— Start —

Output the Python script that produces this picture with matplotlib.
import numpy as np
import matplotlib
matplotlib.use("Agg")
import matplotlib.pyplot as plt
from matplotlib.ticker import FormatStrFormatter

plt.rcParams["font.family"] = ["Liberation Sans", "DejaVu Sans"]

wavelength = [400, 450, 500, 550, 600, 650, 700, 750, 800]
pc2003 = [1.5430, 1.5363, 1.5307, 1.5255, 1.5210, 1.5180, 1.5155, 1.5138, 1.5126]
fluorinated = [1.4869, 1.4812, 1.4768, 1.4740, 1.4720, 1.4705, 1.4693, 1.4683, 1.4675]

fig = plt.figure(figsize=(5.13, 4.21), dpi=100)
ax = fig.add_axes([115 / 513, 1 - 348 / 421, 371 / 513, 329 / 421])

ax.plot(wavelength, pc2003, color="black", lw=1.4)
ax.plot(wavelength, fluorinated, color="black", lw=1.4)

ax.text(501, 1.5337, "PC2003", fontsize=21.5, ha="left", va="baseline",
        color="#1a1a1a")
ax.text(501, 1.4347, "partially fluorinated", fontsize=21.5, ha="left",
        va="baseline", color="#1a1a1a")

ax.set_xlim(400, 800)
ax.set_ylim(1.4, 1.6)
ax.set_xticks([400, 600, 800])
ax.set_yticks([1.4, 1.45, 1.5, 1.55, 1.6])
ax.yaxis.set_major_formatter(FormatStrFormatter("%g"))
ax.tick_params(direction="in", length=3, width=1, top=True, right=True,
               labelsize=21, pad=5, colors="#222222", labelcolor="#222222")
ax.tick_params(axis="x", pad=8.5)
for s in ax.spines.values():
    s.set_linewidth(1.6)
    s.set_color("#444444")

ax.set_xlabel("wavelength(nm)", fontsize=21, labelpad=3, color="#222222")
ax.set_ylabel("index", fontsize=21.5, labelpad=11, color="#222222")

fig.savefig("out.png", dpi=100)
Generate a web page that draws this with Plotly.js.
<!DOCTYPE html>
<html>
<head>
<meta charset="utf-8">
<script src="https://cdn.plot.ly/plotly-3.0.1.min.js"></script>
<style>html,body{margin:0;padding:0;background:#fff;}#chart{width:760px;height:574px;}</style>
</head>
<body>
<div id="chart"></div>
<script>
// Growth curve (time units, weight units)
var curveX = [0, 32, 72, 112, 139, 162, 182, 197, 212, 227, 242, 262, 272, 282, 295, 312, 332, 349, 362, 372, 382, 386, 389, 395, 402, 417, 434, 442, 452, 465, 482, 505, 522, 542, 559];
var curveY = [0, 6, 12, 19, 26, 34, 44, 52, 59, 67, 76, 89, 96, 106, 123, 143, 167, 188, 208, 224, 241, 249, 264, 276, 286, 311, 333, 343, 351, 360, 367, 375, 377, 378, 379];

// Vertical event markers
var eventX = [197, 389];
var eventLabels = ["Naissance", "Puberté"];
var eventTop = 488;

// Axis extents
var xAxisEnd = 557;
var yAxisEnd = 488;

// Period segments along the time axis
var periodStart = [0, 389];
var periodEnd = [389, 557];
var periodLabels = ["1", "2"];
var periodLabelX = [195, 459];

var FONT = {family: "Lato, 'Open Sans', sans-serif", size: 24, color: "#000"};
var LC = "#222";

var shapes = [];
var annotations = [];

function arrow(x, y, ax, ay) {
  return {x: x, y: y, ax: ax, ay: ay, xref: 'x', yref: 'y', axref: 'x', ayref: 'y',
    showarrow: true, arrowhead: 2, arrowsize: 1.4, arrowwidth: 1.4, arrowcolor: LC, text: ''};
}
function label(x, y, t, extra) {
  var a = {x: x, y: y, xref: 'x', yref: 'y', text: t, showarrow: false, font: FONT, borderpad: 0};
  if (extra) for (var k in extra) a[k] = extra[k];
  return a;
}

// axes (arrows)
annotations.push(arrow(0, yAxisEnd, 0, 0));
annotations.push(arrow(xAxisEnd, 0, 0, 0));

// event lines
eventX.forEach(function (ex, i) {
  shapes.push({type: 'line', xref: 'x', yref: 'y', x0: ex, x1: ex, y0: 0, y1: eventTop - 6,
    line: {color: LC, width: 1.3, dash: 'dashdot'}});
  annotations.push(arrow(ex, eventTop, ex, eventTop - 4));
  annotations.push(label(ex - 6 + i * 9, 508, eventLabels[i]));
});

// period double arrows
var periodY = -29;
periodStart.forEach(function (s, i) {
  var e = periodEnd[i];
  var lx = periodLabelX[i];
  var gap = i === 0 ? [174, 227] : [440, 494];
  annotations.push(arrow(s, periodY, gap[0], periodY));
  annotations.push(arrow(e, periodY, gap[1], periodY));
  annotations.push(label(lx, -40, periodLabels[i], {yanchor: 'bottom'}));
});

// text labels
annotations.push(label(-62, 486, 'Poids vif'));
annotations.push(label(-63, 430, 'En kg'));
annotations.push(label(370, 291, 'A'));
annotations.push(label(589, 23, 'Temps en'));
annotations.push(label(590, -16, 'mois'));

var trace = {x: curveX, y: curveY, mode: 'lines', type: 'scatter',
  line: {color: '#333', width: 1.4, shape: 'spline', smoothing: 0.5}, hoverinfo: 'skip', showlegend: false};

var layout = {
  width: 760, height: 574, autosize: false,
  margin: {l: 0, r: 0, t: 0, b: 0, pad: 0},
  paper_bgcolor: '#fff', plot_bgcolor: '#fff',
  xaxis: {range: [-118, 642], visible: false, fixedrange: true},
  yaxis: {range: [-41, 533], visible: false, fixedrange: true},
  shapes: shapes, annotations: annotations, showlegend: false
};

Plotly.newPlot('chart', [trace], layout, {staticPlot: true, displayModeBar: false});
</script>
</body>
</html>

— End —

Directions:
Your task is to retype the entries verbatim, starting with the line that holds "Generate a web" and stopping after the line that holds "var annotations = [];".

Written response:
Generate a web page that draws this with Plotly.js.
<!DOCTYPE html>
<html>
<head>
<meta charset="utf-8">
<script src="https://cdn.plot.ly/plotly-3.0.1.min.js"></script>
<style>html,body{margin:0;padding:0;background:#fff;}#chart{width:760px;height:574px;}</style>
</head>
<body>
<div id="chart"></div>
<script>
// Growth curve (time units, weight units)
var curveX = [0, 32, 72, 112, 139, 162, 182, 197, 212, 227, 242, 262, 272, 282, 295, 312, 332, 349, 362, 372, 382, 386, 389, 395, 402, 417, 434, 442, 452, 465, 482, 505, 522, 542, 559];
var curveY = [0, 6, 12, 19, 26, 34, 44, 52, 59, 67, 76, 89, 96, 106, 123, 143, 167, 188, 208, 224, 241, 249, 264, 276, 286, 311, 333, 343, 351, 360, 367, 375, 377, 378, 379];

// Vertical event markers
var eventX = [197, 389];
var eventLabels = ["Naissance", "Puberté"];
var eventTop = 488;

// Axis extents
var xAxisEnd = 557;
var yAxisEnd = 488;

// Period segments along the time axis
var periodStart = [0, 389];
var periodEnd = [389, 557];
var periodLabels = ["1", "2"];
var periodLabelX = [195, 459];

var FONT = {family: "Lato, 'Open Sans', sans-serif", size: 24, color: "#000"};
var LC = "#222";

var shapes = [];
var annotations = [];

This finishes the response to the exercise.